Dataset content:
◇ ◇ ◇ ◇ ◇ ◇ ◇

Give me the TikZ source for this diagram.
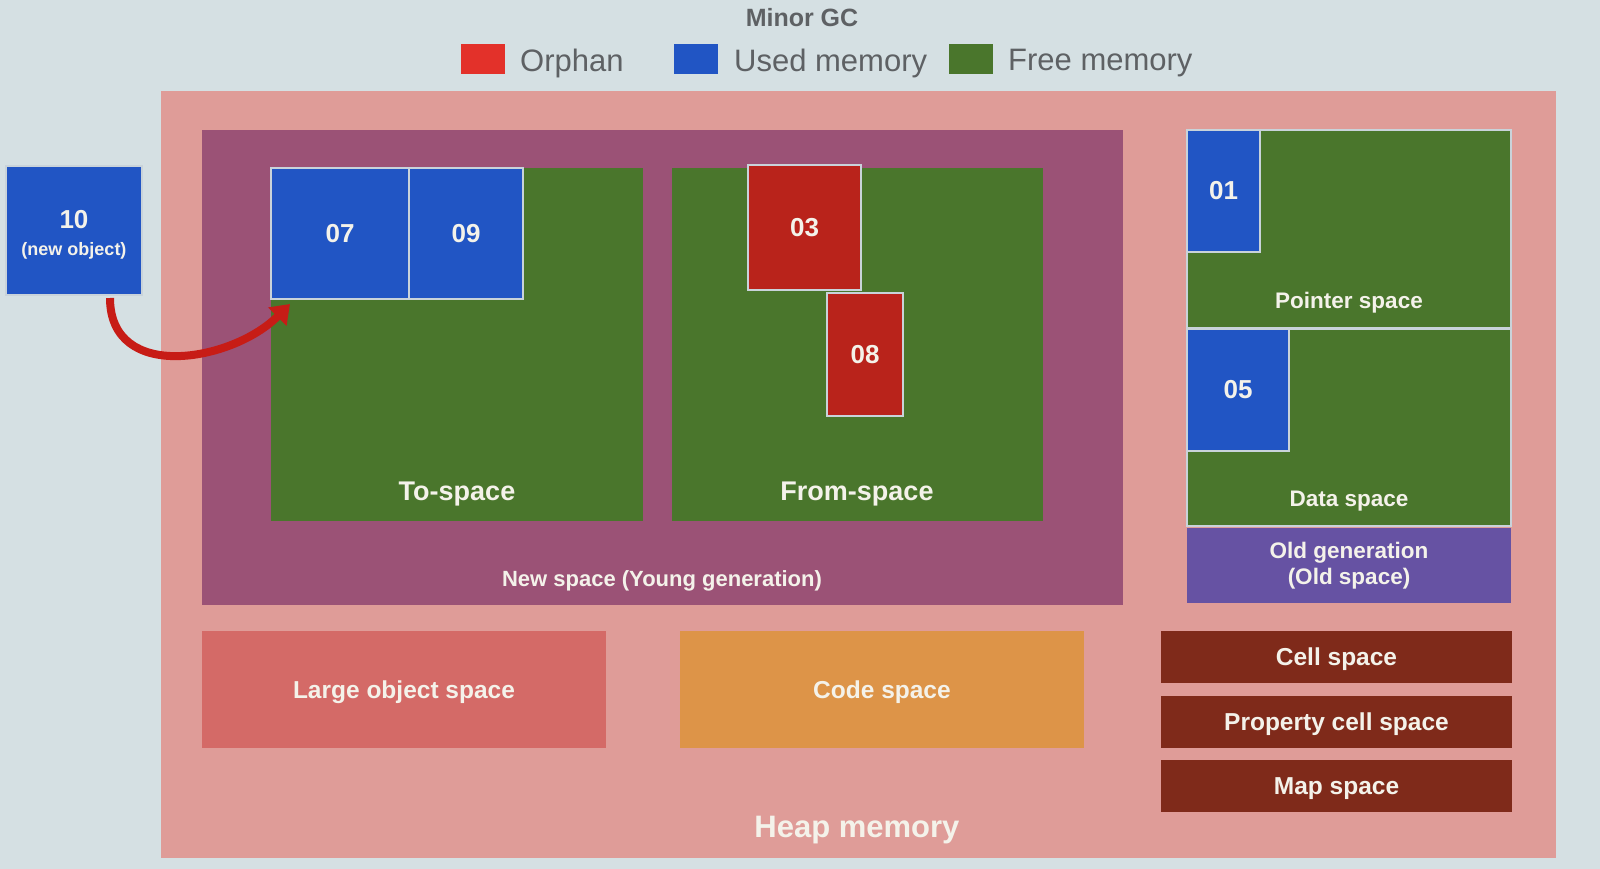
\documentclass[tikz,border=0pt]{standalone}
\usepackage{fontspec}
\setmainfont{Liberation Sans}
\usetikzlibrary{arrows.meta,positioning}

\definecolor{bgcolor}{HTML}{D5E0E3}
\definecolor{heapcolor}{HTML}{DF9C98}
\definecolor{newcolor}{HTML}{9B5276}
\definecolor{freecolor}{HTML}{4A762C}
\definecolor{usedcolor}{HTML}{2155C4}
\definecolor{orphancolor}{HTML}{B9231B}
\definecolor{legendred}{HTML}{E3312A}
\definecolor{oldcolor}{HTML}{6652A3}
\definecolor{largecolor}{HTML}{D46A67}
\definecolor{codecolor}{HTML}{DD9448}
\definecolor{cellcolor}{HTML}{7F2A1A}
\definecolor{edgecolor}{HTML}{C9D3DA}
\definecolor{labelcolor}{HTML}{F4F2EA}
\definecolor{legendtext}{HTML}{5E6164}

\newcommand{\fs}[1]{\fontsize{#1}{#1}\selectfont}

\begin{document}
\begin{tikzpicture}[x=1pt,y=-1pt,
  area/.style={rectangle,inner sep=0pt,outer sep=0pt},
  freebox/.style={area,fill=freecolor},
  edged/.style={draw=edgecolor,line width=1.2pt},
  objbox/.style={area,edged,text=labelcolor,font=\bfseries\fs{26}},
  usedbox/.style={objbox,fill=usedcolor},
  orphanbox/.style={objbox,fill=orphancolor},
  spacebox/.style={area,text depth=0pt,text=labelcolor,font=\bfseries\fs{24.5}},
  lbl/.style={inner sep=0pt,text=labelcolor,font=\bfseries\fs{#1}},
  lbl/.default=22.5,
  keybox/.style={area,minimum width=44,minimum height=30},
  keytext/.style={anchor=west,inner sep=0pt,text=legendtext,font=\fs{31}},
  movearrow/.style={draw=orphancolor!80!red,line width=8pt,-{Triangle[length=18pt,width=25pt]}}
]
% background and page size
\fill[bgcolor] (0,0) rectangle (1600,869);
\useasboundingbox (0,0) rectangle (1600,869);

% legend
\node[inner sep=0pt,text=legendtext,font=\bfseries\fs{25}] (title) at (802,18) {Minor GC};
\node[keybox,fill=legendred] (keyorphan) at (483,59) {};
\node[keytext] (txtorphan) at (520,63) {Orphan};
\node[keybox,fill=usedcolor] (keyused) at (696,59) {};
\node[keytext] (txtused) at (734,63) {Used memory};
\node[keybox,fill=freecolor] (keyfree) at (971,59) {};
\node[keytext] (txtfree) at (1008,63) {Free memory};

% heap
\node[area,fill=heapcolor,minimum width=1395,minimum height=767] (heap) at (858.5,474.5) {};
\node[lbl=31] (heaplbl) at (857,830) {Heap memory};

% new space
\node[area,fill=newcolor,minimum width=921,minimum height=475] (newspace) at (662.5,367.5) {};
\node[lbl=22] (newlbl) at (662,581) {New space (Young generation)};

\node[freebox,minimum width=372,minimum height=353] (tospace) at (457,344.5) {};
\node[lbl=27] (tolbl) at (457,494) {To-space};
\node[usedbox,minimum width=138,minimum height=131] (n07) at (340,233.5) {07};
\node[usedbox,minimum width=114,minimum height=131] (n09) at (466,233.5) {09};

\node[freebox,minimum width=371,minimum height=353] (fromspace) at (857.5,344.5) {};
\node[lbl=27] (fromlbl) at (857,494) {From-space};
\node[orphanbox,minimum width=113,minimum height=125] (n03) at (804.5,227.5) {03};
\node[orphanbox,minimum width=76,minimum height=123] (n08) at (865,354.5) {08};

% new object
\node[usedbox,minimum width=136,minimum height=129] (n10) at (74,230.5) {};
\node[lbl=26,align=center] (n10lbl) at ([yshift=-4pt]n10.center)
  {10\\[1pt]{\fs{18}(new object)}};

% old generation
\node[freebox,edged,minimum width=324,minimum height=198] (pointer) at (1349,229) {};
\node[lbl=22.5] (pointerlbl) at (1349,303) {Pointer space};
\node[usedbox,minimum width=73,minimum height=122] (n01) at (1223.5,191) {01};

\node[freebox,edged,minimum width=324,minimum height=197] (data) at (1349,427.5) {};
\node[lbl=22.5] (datalbl) at (1349,501) {Data space};
\node[usedbox,minimum width=102,minimum height=122] (n05) at (1238,390) {05};

\node[area,fill=oldcolor,minimum width=324,minimum height=75,align=center,
  text=labelcolor,font=\bfseries\fs{22.5}] (oldgen) at (1349,565.5)
  {Old generation\\[4pt](Old space)};

% other spaces
\node[spacebox,fill=largecolor,minimum width=404,minimum height=117] (large) at (404,689.5) {Large object space};
\node[spacebox,fill=codecolor,minimum width=404,minimum height=117] (code) at (882,689.5) {Code space};
\node[spacebox,fill=cellcolor,minimum width=351,minimum height=52] (cell) at (1336.5,657) {Cell space};
\node[spacebox,fill=cellcolor,minimum width=351,minimum height=52] (propcell) at (1336.5,722) {Property cell space};
\node[spacebox,fill=cellcolor,minimum width=351,minimum height=52] (map) at (1336.5,786) {Map space};

% move of the new object
\draw[movearrow] ([xshift=36pt,yshift=-3pt]n10.south)
  .. controls +(0,85) and +(-58,58) .. ([xshift=19pt,yshift=-5pt]n07.south west);
\end{tikzpicture}
\end{document}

◇ ◇ ◇ ◇ ◇ ◇ ◇

Given instruction:
Output all of the data exactly as it stands, minus any images.

Written answer:
Give me the TikZ source for this diagram.
\documentclass[tikz,border=0pt]{standalone}
\usepackage{fontspec}
\setmainfont{Liberation Sans}
\usetikzlibrary{arrows.meta,positioning}

\definecolor{bgcolor}{HTML}{D5E0E3}
\definecolor{heapcolor}{HTML}{DF9C98}
\definecolor{newcolor}{HTML}{9B5276}
\definecolor{freecolor}{HTML}{4A762C}
\definecolor{usedcolor}{HTML}{2155C4}
\definecolor{orphancolor}{HTML}{B9231B}
\definecolor{legendred}{HTML}{E3312A}
\definecolor{oldcolor}{HTML}{6652A3}
\definecolor{largecolor}{HTML}{D46A67}
\definecolor{codecolor}{HTML}{DD9448}
\definecolor{cellcolor}{HTML}{7F2A1A}
\definecolor{edgecolor}{HTML}{C9D3DA}
\definecolor{labelcolor}{HTML}{F4F2EA}
\definecolor{legendtext}{HTML}{5E6164}

\newcommand{\fs}[1]{\fontsize{#1}{#1}\selectfont}

\begin{document}
\begin{tikzpicture}[x=1pt,y=-1pt,
  area/.style={rectangle,inner sep=0pt,outer sep=0pt},
  freebox/.style={area,fill=freecolor},
  edged/.style={draw=edgecolor,line width=1.2pt},
  objbox/.style={area,edged,text=labelcolor,font=\bfseries\fs{26}},
  usedbox/.style={objbox,fill=usedcolor},
  orphanbox/.style={objbox,fill=orphancolor},
  spacebox/.style={area,text depth=0pt,text=labelcolor,font=\bfseries\fs{24.5}},
  lbl/.style={inner sep=0pt,text=labelcolor,font=\bfseries\fs{#1}},
  lbl/.default=22.5,
  keybox/.style={area,minimum width=44,minimum height=30},
  keytext/.style={anchor=west,inner sep=0pt,text=legendtext,font=\fs{31}},
  movearrow/.style={draw=orphancolor!80!red,line width=8pt,-{Triangle[length=18pt,width=25pt]}}
]
% background and page size
\fill[bgcolor] (0,0) rectangle (1600,869);
\useasboundingbox (0,0) rectangle (1600,869);

% legend
\node[inner sep=0pt,text=legendtext,font=\bfseries\fs{25}] (title) at (802,18) {Minor GC};
\node[keybox,fill=legendred] (keyorphan) at (483,59) {};
\node[keytext] (txtorphan) at (520,63) {Orphan};
\node[keybox,fill=usedcolor] (keyused) at (696,59) {};
\node[keytext] (txtused) at (734,63) {Used memory};
\node[keybox,fill=freecolor] (keyfree) at (971,59) {};
\node[keytext] (txtfree) at (1008,63) {Free memory};

% heap
\node[area,fill=heapcolor,minimum width=1395,minimum height=767] (heap) at (858.5,474.5) {};
\node[lbl=31] (heaplbl) at (857,830) {Heap memory};

% new space
\node[area,fill=newcolor,minimum width=921,minimum height=475] (newspace) at (662.5,367.5) {};
\node[lbl=22] (newlbl) at (662,581) {New space (Young generation)};

\node[freebox,minimum width=372,minimum height=353] (tospace) at (457,344.5) {};
\node[lbl=27] (tolbl) at (457,494) {To-space};
\node[usedbox,minimum width=138,minimum height=131] (n07) at (340,233.5) {07};
\node[usedbox,minimum width=114,minimum height=131] (n09) at (466,233.5) {09};

\node[freebox,minimum width=371,minimum height=353] (fromspace) at (857.5,344.5) {};
\node[lbl=27] (fromlbl) at (857,494) {From-space};
\node[orphanbox,minimum width=113,minimum height=125] (n03) at (804.5,227.5) {03};
\node[orphanbox,minimum width=76,minimum height=123] (n08) at (865,354.5) {08};

% new object
\node[usedbox,minimum width=136,minimum height=129] (n10) at (74,230.5) {};
\node[lbl=26,align=center] (n10lbl) at ([yshift=-4pt]n10.center)
  {10\\[1pt]{\fs{18}(new object)}};

% old generation
\node[freebox,edged,minimum width=324,minimum height=198] (pointer) at (1349,229) {};
\node[lbl=22.5] (pointerlbl) at (1349,303) {Pointer space};
\node[usedbox,minimum width=73,minimum height=122] (n01) at (1223.5,191) {01};

\node[freebox,edged,minimum width=324,minimum height=197] (data) at (1349,427.5) {};
\node[lbl=22.5] (datalbl) at (1349,501) {Data space};
\node[usedbox,minimum width=102,minimum height=122] (n05) at (1238,390) {05};

\node[area,fill=oldcolor,minimum width=324,minimum height=75,align=center,
  text=labelcolor,font=\bfseries\fs{22.5}] (oldgen) at (1349,565.5)
  {Old generation\\[4pt](Old space)};

% other spaces
\node[spacebox,fill=largecolor,minimum width=404,minimum height=117] (large) at (404,689.5) {Large object space};
\node[spacebox,fill=codecolor,minimum width=404,minimum height=117] (code) at (882,689.5) {Code space};
\node[spacebox,fill=cellcolor,minimum width=351,minimum height=52] (cell) at (1336.5,657) {Cell space};
\node[spacebox,fill=cellcolor,minimum width=351,minimum height=52] (propcell) at (1336.5,722) {Property cell space};
\node[spacebox,fill=cellcolor,minimum width=351,minimum height=52] (map) at (1336.5,786) {Map space};

% move of the new object
\draw[movearrow] ([xshift=36pt,yshift=-3pt]n10.south)
  .. controls +(0,85) and +(-58,58) .. ([xshift=19pt,yshift=-5pt]n07.south west);
\end{tikzpicture}
\end{document}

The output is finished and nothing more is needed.